In 2009, Clorox received complaints of sexism for an advertisement that featured a man's white, lipstick-stained dress shirt with the caption, "Clorox. Getting ad guys out of hot water for generations". The ad, and others, were produced expressly for the television program Mad Men, capitalizing on "the show's unique vintage style to [create] a link between classic and modern consumer behaviors".

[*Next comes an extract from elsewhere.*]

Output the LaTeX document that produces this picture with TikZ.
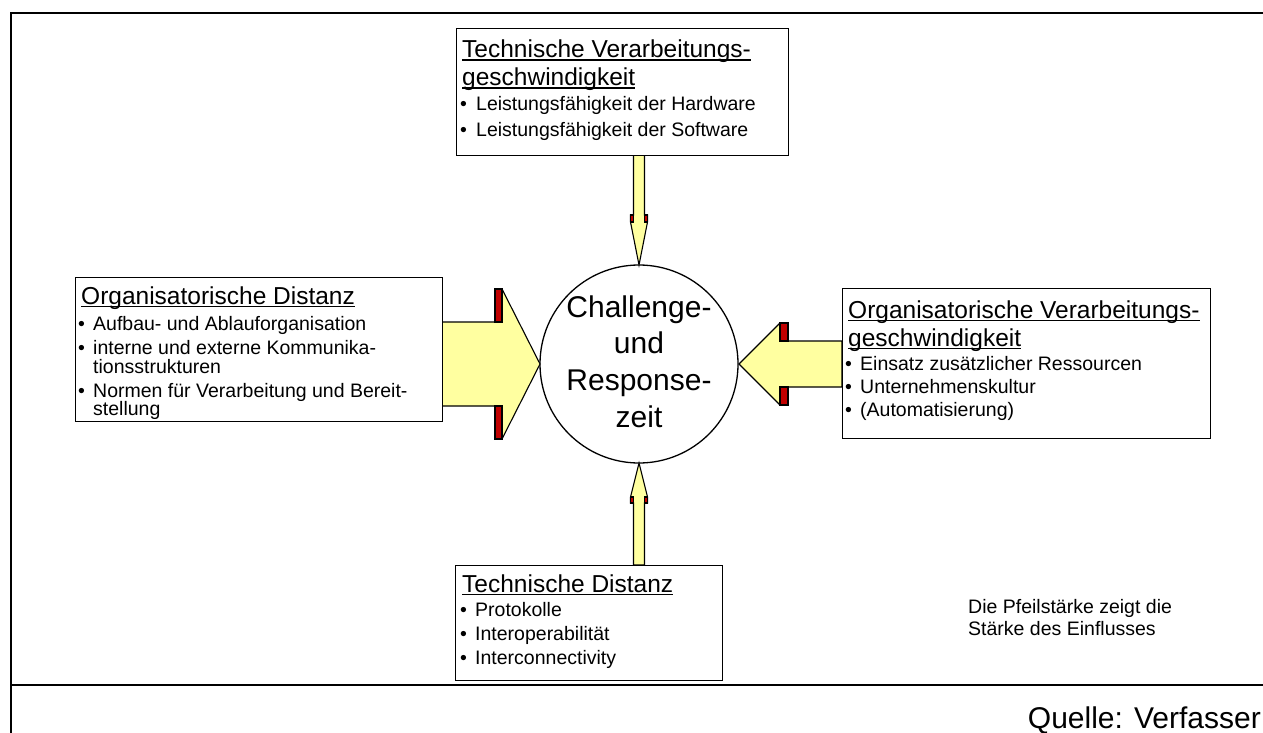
\documentclass[tikz,border=0pt]{standalone}
\usepackage{fontspec}
\setmainfont{Liberation Sans}
\definecolor{arrowyellow}{RGB}{255,255,160}
\definecolor{tabred}{RGB}{192,0,0}
\newcommand{\ulx}[1]{\setbox0=\hbox{#1}\rlap{\rule[-2.8pt]{\wd0}{1.3pt}}\box0}
\tikzset{
  frameline/.style={line width=2pt, draw=black},
  infobox/.style={draw=black, line width=1.3pt, fill=white, anchor=north west, inner sep=0pt},
  ttl/.style={anchor=base west, inner sep=0pt, font=\fontsize{24.5}{28}\selectfont},
  itm/.style={anchor=base west, inner sep=0pt, font=\fontsize{19.5}{21}\selectfont},
  bul/.style={anchor=base west, inner sep=0pt, font=\fontsize{19.5}{21}\selectfont},
  ctxt/.style={anchor=base, inner sep=0pt, font=\fontsize{30}{36}\selectfont},
  arr/.style={draw=black, line width=1.1pt, fill=arrowyellow, line join=miter},
  tabbox/.style={draw=black, line width=1.1pt, fill=tabred},
}
\begin{document}
\begin{tikzpicture}[x=1pt,y=-1pt]
\useasboundingbox (0,0) rectangle (1263,733);
% frame
\coordinate (f1) at (11,734);
\coordinate (f2) at (11,13);
\coordinate (f3) at (1264,13);
\coordinate (f4) at (11,685);
\coordinate (f5) at (1264,685);
\draw[frameline] (f1) -- (f2) -- (f3);
\draw[frameline] (f4) -- (f5);

% circle
\node[draw=black, circle, line width=1.3pt, fill=white, minimum size=198pt, inner sep=0pt] (c) at (639,364) {};

% left arrow
\draw[arr] (442,322) -- (495,322) -- (495,289) -- (502,289) -- (540,364) -- (502,439) -- (495,439) -- (495,406) -- (442,406) -- cycle;
\draw[tabbox] (495,289) rectangle (502,322);
\draw[tabbox] (495,406) rectangle (502,439);

% right arrow
\draw[arr] (842,341) -- (788,341) -- (788,323) -- (780,323) -- (739,364) -- (780,405) -- (788,405) -- (788,387) -- (842,387) -- cycle;
\draw[tabbox] (780,323) rectangle (788,341);
\draw[tabbox] (780,387) rectangle (788,405);

% top arrow
\draw[arr] (633.5,155) -- (633.5,215) -- (630.5,215) -- (630.5,222) -- (639,265) -- (647.5,222) -- (647.5,215) -- (644.5,215) -- (644.5,155) -- cycle;
\draw[tabbox] (630.5,215) rectangle (633.5,222);
\draw[tabbox] (644.5,215) rectangle (647.5,222);

% bottom arrow
\draw[arr] (633.5,565) -- (633.5,503) -- (630.5,503) -- (630.5,497) -- (639,463) -- (647.5,497) -- (647.5,503) -- (644.5,503) -- (644.5,565) -- cycle;
\draw[tabbox] (630.5,497) rectangle (633.5,503);
\draw[tabbox] (644.5,497) rectangle (647.5,503);

% boxes
\node[infobox, minimum width=332pt, minimum height=127pt] (tb) at (456,28) {};
\node[infobox, minimum width=367pt, minimum height=144pt] (lb) at (75,277) {};
\node[infobox, minimum width=368pt, minimum height=150pt] (rb) at (842,288) {};
\node[infobox, minimum width=267pt, minimum height=115pt] (bb) at (455,565) {};

% circle text
\node[ctxt] (c1) at (639,317) {Challenge-};
\node[ctxt] (c2) at (639,353) {und};
\node[ctxt] (c3) at (639,390) {Response-};
\node[ctxt] (c4) at (639,427) {zeit};

% top box text
\node[ttl] (t1) at (462,58) {\ulx{Technische Verarbeitungs-}};
\node[ttl] (t2) at (462,86) {\ulx{geschwindigkeit}};
\node[bul] (tb1) at (460,111) {•};
\node[itm] (ti1) at (476,111) {Leistungsfähigkeit der Hardware};
\node[bul] (tb2) at (460,136) {•};
\node[itm] (ti2) at (476,136) {Leistungsfähigkeit der Software};

% left box text
\node[ttl] (l1) at (81,304) {\ulx{Organisatorische Distanz}};
\node[bul] (lb1) at (78,330) {•};
\node[itm] (li1) at (93,330) {Aufbau- und Ablauforganisation};
\node[bul] (lb2) at (78,354) {•};
\node[itm] (li2) at (93,354) {interne und externe Kommunika-};
\node[itm] (li3) at (93,373) {tionsstrukturen};
\node[bul] (lb3) at (78,397) {•};
\node[itm] (li4) at (93,397) {Normen für Verarbeitung und Bereit-};
\node[itm] (li5) at (93,415) {stellung};

% right box text
\node[ttl] (r1) at (848,318) {\ulx{Organisatorische Verarbeitungs-}};
\node[ttl] (r2) at (848,346) {\ulx{geschwindigkeit}};
\node[bul] (rb1) at (845,370) {•};
\node[itm] (ri1) at (860,370) {Einsatz zusätzlicher Ressourcen};
\node[bul] (rb2) at (845,393) {•};
\node[itm] (ri2) at (860,393) {Unternehmenskultur};
\node[bul] (rb3) at (845,416) {•};
\node[itm] (ri3) at (860,416) {(Automatisierung)};

% bottom box text
\node[ttl] (b1) at (462,592) {\ulx{Technische Distanz}};
\node[bul] (bb1) at (460,616) {•};
\node[itm] (bi1) at (475,616) {Protokolle};
\node[bul] (bb2) at (460,640) {•};
\node[itm] (bi2) at (475,640) {Interoperabilität};
\node[bul] (bb3) at (460,664) {•};
\node[itm] (bi3) at (475,664) {Interconnectivity};

% note
\node[itm] (n1) at (968,613) {Die Pfeilstärke zeigt die};
\node[itm] (n2) at (968,635) {Stärke des Einflusses};

% source
\node[anchor=base east, inner sep=0pt, font=\fontsize{30}{34}\selectfont] (q) at (1261,728) {Quelle: Verfasser};
\end{tikzpicture}
\end{document}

===Reactions to product claims===
====Green Works====
In 2008, the Sierra Club endorsed the Clorox Green Works line. Sierra Club Executive Director Carl Pope stated that one of the nonprofit organization's primary goals is to "foster vibrant, healthy communities with clean water and air that are free from pollution. Products like Green Works help to achieve this goal in the home". The Sierra Club also partnered with Clorox to "promote a line of natural cleaning products for consumers who are moving toward a greener lifestyle". The partnership "caused schisms" in the club, which contributed in part to Pope's decision to resign. Also in 2008, the National Advertising Division told Clorox to either discontinue or modify its advertisements for Green Works on the grounds the cleaners actually do not work as well as traditional cleaners, as Clorox had claimed.

In 2009, Clorox received further criticism for its Clorox Green Works line, regarding claims the products are environmentally friendly. Several Clorox Green Works products contain ethanol, which environmental groups state is neither cost-effective nor eco-friendly. Many Green Works products also contain sodium lauryl sulfate, a known skin irritant. Women's Voices for the Earth have questioned whether or not the Clorox Green Works line is greenwashing, as Clorox's "green" products are far outnumbered by their traditional products, asking "Why sell one set of products that have hazardous ingredients and others that don't?"

==== Animal testing ====
In 2019, Clorox announced that they do not participate in animal testing except where required by law. This prompted backlash from animal advocacy organizations like PETA, who claimed that Clorox was perpetuating animal testing by choosing to sell their products in markets where inhumane animal testing was required, such as China.